The largest wildfire in the US has torched more dry forest in Oregon – one of dozens of major blazes burning across the west of the country as critically dangerous fire weather looms in the coming days.
The Bootleg Fire just north of the California border has grown to more than 476 square miles, an area about the size of Los Angeles.
Erratic winds fed the blaze, creating dangerous conditions for firefighters, said John Flannigan, an operations section chief on the 2,000-person force battling the flames.
“Weather is really against us,” he said. “It’s going to be dry and air is going to be unstable.”
Authorities expanded evacuations that now affect around 2,000 residents of a largely rural area of lakes and wildlife refuges.
The blaze, which was 22% contained, has burned at least 67 homes and 100 outbuildings while threatening thousands more.
At the other end of the state, a fire in the mountains of north-east Oregon grew to more than 17 square miles by Sunday.
The Elbow Creek Fire that started on Thursday has prompted evacuations in several small, remote communities around the Grande Ronde River about 30 miles south-east of Walla Walla, Washington. It is said to be 10% contained.
Natural features of the area act like a funnel for wind, feeding the flames and making them unpredictable, officials said.
In California, a growing wildfire south of Lake Tahoe jumped a major road, prompting more evacuation orders, the closure of the Pacific Crest Trail and the cancellation of an extreme bike ride through the Sierra Nevada.
The Tamarack Fire, which was sparked by lightning on July 4, had charred nearly 29 square miles of dry brush and timber as of Sunday morning.

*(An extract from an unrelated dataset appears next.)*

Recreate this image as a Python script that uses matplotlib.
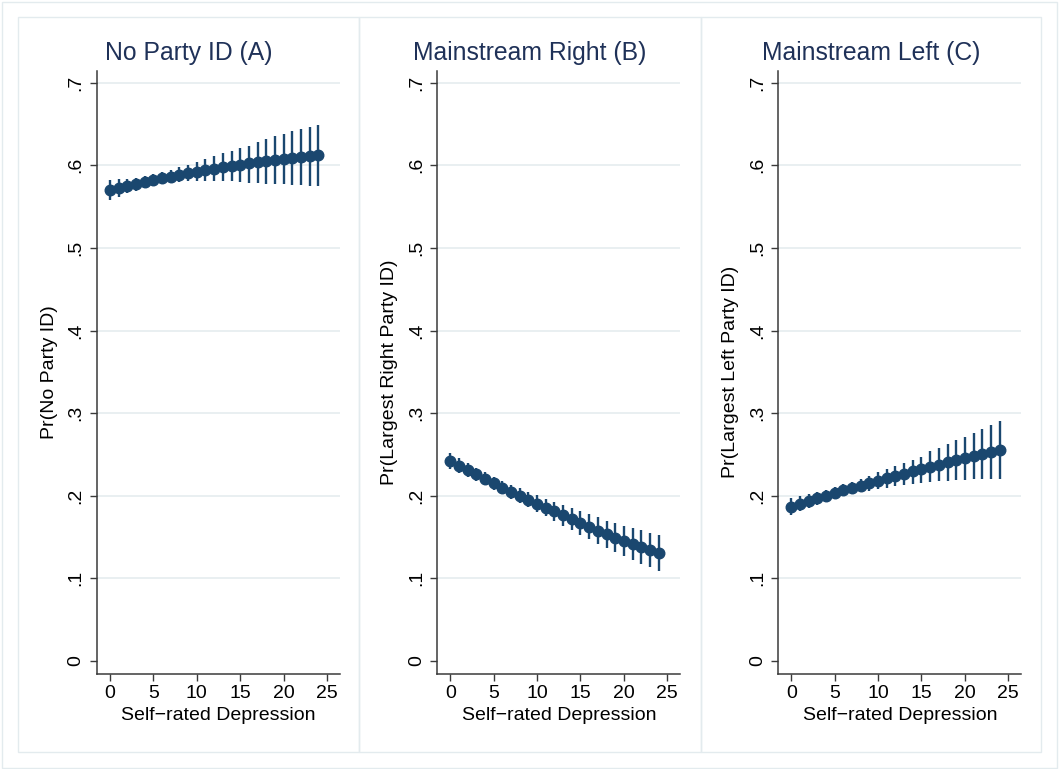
import matplotlib
matplotlib.use("Agg")
import matplotlib.pyplot as plt
from matplotlib.patches import Rectangle

plt.rcParams["font.family"] = ["Liberation Sans", "DejaVu Sans"]

# data: predicted probabilities with 95% CIs by self-rated depression score
depression = list(range(25))

a_pt = [0.5700, 0.5725, 0.5749, 0.5773, 0.5797, 0.5820, 0.5842, 0.5864, 0.5885, 0.5905, 0.5925, 0.5943, 0.5961,
        0.5978, 0.5994, 0.6010, 0.6024, 0.6038, 0.6051, 0.6063, 0.6075, 0.6087, 0.6098, 0.6109, 0.6120]
a_lo = [0.5580, 0.5620, 0.5660, 0.5695, 0.5725, 0.5750, 0.5770, 0.5785, 0.5795, 0.5805, 0.5812, 0.5815, 0.5815,
        0.5813, 0.5808, 0.5800, 0.5792, 0.5785, 0.5780, 0.5775, 0.5772, 0.5768, 0.5762, 0.5755, 0.5748]
a_hi = [0.5820, 0.5830, 0.5838, 0.5851, 0.5869, 0.5890, 0.5914, 0.5942, 0.5975, 0.6008, 0.6045, 0.6082, 0.6115,
        0.6146, 0.6175, 0.6205, 0.6240, 0.6280, 0.6320, 0.6355, 0.6385, 0.6415, 0.6440, 0.6465, 0.6485]

b_pt = [0.2420, 0.2366, 0.2312, 0.2258, 0.2205, 0.2152, 0.2100, 0.2051, 0.2002, 0.1953, 0.1905, 0.1857, 0.1810,
        0.1763, 0.1716, 0.1670, 0.1624, 0.1578, 0.1533, 0.1493, 0.1455, 0.1418, 0.1380, 0.1345, 0.1310]
b_lo = [0.2320, 0.2273, 0.2225, 0.2175, 0.2125, 0.2073, 0.2020, 0.1966, 0.1912, 0.1858, 0.1805, 0.1750, 0.1690,
        0.1635, 0.1582, 0.1528, 0.1475, 0.1422, 0.1370, 0.1320, 0.1272, 0.1225, 0.1178, 0.1133, 0.1085]
b_hi = [0.2520, 0.2459, 0.2399, 0.2341, 0.2285, 0.2231, 0.2180, 0.2136, 0.2092, 0.2048, 0.2005, 0.1964, 0.1928,
        0.1890, 0.1852, 0.1814, 0.1776, 0.1738, 0.1700, 0.1668, 0.1638, 0.1610, 0.1582, 0.1555, 0.1530]

c_pt = [0.1870, 0.1903, 0.1936, 0.1969, 0.2001, 0.2033, 0.2065, 0.2095, 0.2124, 0.2153, 0.2182, 0.2211, 0.2240,
        0.2268, 0.2296, 0.2323, 0.2351, 0.2378, 0.2405, 0.2430, 0.2455, 0.2480, 0.2505, 0.2530, 0.2556]
c_lo = [0.1770, 0.1813, 0.1853, 0.1892, 0.1928, 0.1961, 0.1992, 0.2018, 0.2041, 0.2062, 0.2081, 0.2099, 0.2115,
        0.2129, 0.2142, 0.2153, 0.2164, 0.2173, 0.2182, 0.2188, 0.2193, 0.2198, 0.2202, 0.2205, 0.2206]
c_hi = [0.1970, 0.1993, 0.2019, 0.2046, 0.2074, 0.2105, 0.2138, 0.2172, 0.2207, 0.2244, 0.2283, 0.2323, 0.2365,
        0.2392, 0.2428, 0.2470, 0.2538, 0.2583, 0.2628, 0.2672, 0.2717, 0.2762, 0.2808, 0.2855, 0.2906]

titles = ["No Party ID (A)", "Mainstream Right (B)", "Mainstream Left (C)"]
ylabels = ["Pr(No Party ID)", "Pr(Largest Right Party ID)", "Pr(Largest Left Party ID)"]
xlabel = "Self\u2212rated Depression"
yticks = [0, 0.1, 0.2, 0.3, 0.4, 0.5, 0.6, 0.7]
ytick_labels = ["0", ".1", ".2", ".3", ".4", ".5", ".6", ".7"]
xticks = [0, 5, 10, 15, 20, 25]

NAVY = "#1a476f"; GRID = "#e3ebee"; FRAME = "#e3ebee"; TITLE = "#1f3158"; AX = "#3a3a3a"

W, H = 1059, 769
fig = plt.figure(figsize=(W / 100, H / 100), dpi=100)
fig.patch.set_facecolor("white")

# outer frame + the three panel boxes (pixel coords -> figure fraction)
def box(x0, y0, x1, y1):
    fig.patches.append(Rectangle((x0 / W, 1 - y1 / H), (x1 - x0) / W, (y1 - y0) / H,
                                 transform=fig.transFigure, fc="none", ec=FRAME, lw=1.0, zorder=0))

box(2, 1.5, 1057, 767.5)
panel_x = [(18, 359.3), (359.3, 700.7), (700.7, 1041)]
for x0, x1 in panel_x:
    box(x0, 17, x1, 752)

series = [(a_pt, a_lo, a_hi), (b_pt, b_lo, b_hi), (c_pt, c_lo, c_hi)]
ax_left = [97, 437.3, 778.3]
ax_w = 243
ax_top, ax_bot = 71, 673.7

for i, (pt, lo, hi) in enumerate(series):
    ax = fig.add_axes([ax_left[i] / W, 1 - ax_bot / H, ax_w / W, (ax_bot - ax_top) / H])
    ax.vlines(depression, lo, hi, color=NAVY, lw=1.7, zorder=3)
    ax.plot(depression, pt, "o", color=NAVY, ms=7.6, mec=NAVY, zorder=4)

    ax.set_xlim(-1.5, 26.5)
    ax.set_ylim(-0.0154, 0.7142)
    ax.set_xticks(xticks)
    ax.set_yticks(yticks)
    ax.set_yticklabels(ytick_labels)
    for s in ["top", "right"]:
        ax.spines[s].set_visible(False)
    for s in ["left", "bottom"]:
        ax.spines[s].set_color(AX)
        ax.spines[s].set_linewidth(1.1)
    ax.tick_params(axis="both", length=5, width=1.0, color=AX, labelsize=14, labelcolor="black")
    ax.tick_params(axis="x", pad=3)
    ax.tick_params(axis="y", pad=4, labelrotation=90)
    for lab in ax.get_yticklabels():
        lab.set_va("center")

    ax.grid(axis="y", color=GRID, lw=1.1, zorder=0)
    ax.yaxis.get_gridlines()[0].set_visible(False)
    ax.set_axisbelow(True)

    ax.set_xlabel(xlabel, fontsize=14)
    ax.xaxis.set_label_coords(0.5, -0.056)
    ax.set_ylabel(ylabels[i], fontsize=14)
    ax.yaxis.set_label_coords(-0.16, 0.5)

    cx = (panel_x[i][0] + panel_x[i][1]) / 2
    fig.text(cx / W, 1 - 60 / H, titles[i], fontsize=17.8, color=TITLE, ha="center", va="baseline")

fig.savefig("out.png", dpi=100)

The blaze was threatening Markleeville, a small town close to the California-Nevada state line. It has destroyed at least two structures, authorities said.
A notice posted on Saturday on the 103-mile Death Ride’s website said several communities in the area had been evacuated and ordered all bike riders to clear the area. The fire left thousands of bikers and spectators stranded in the small town and racing to get out.
Kelli Pennington and her family were camping near the town on Friday so her husband could participate in his ninth ride when they were told to leave. They had been watching smoke develop over the course of the day, but were caught off guard by the fire’s quick spread.
“It happened so fast,” Ms Pennington said. “We left our tents, hammock and some foods, but we got most of our things, shoved our two kids in the car and left.”
About 500 fire personnel were battling the flames on Sunday, “focusing on preserving life and property with point protection of structures and putting in containment lines where possible,” the US Forest Service said.
Meteorologists predicted critically dangerous fire weather with lightning possible in both California and southern Oregon.
“With the very dry fuels, any thunderstorm has the potential to ignite new fire starts,” the National Weather Service in Sacramento, California, said on Twitter.
Extremely dry conditions and heat waves tied to climate change have swept the region, making wildfires harder to fight.
Climate change has made the US west much warmer and drier in the past 30 years and will continue to make weather more extreme and wildfires more frequent and destructive.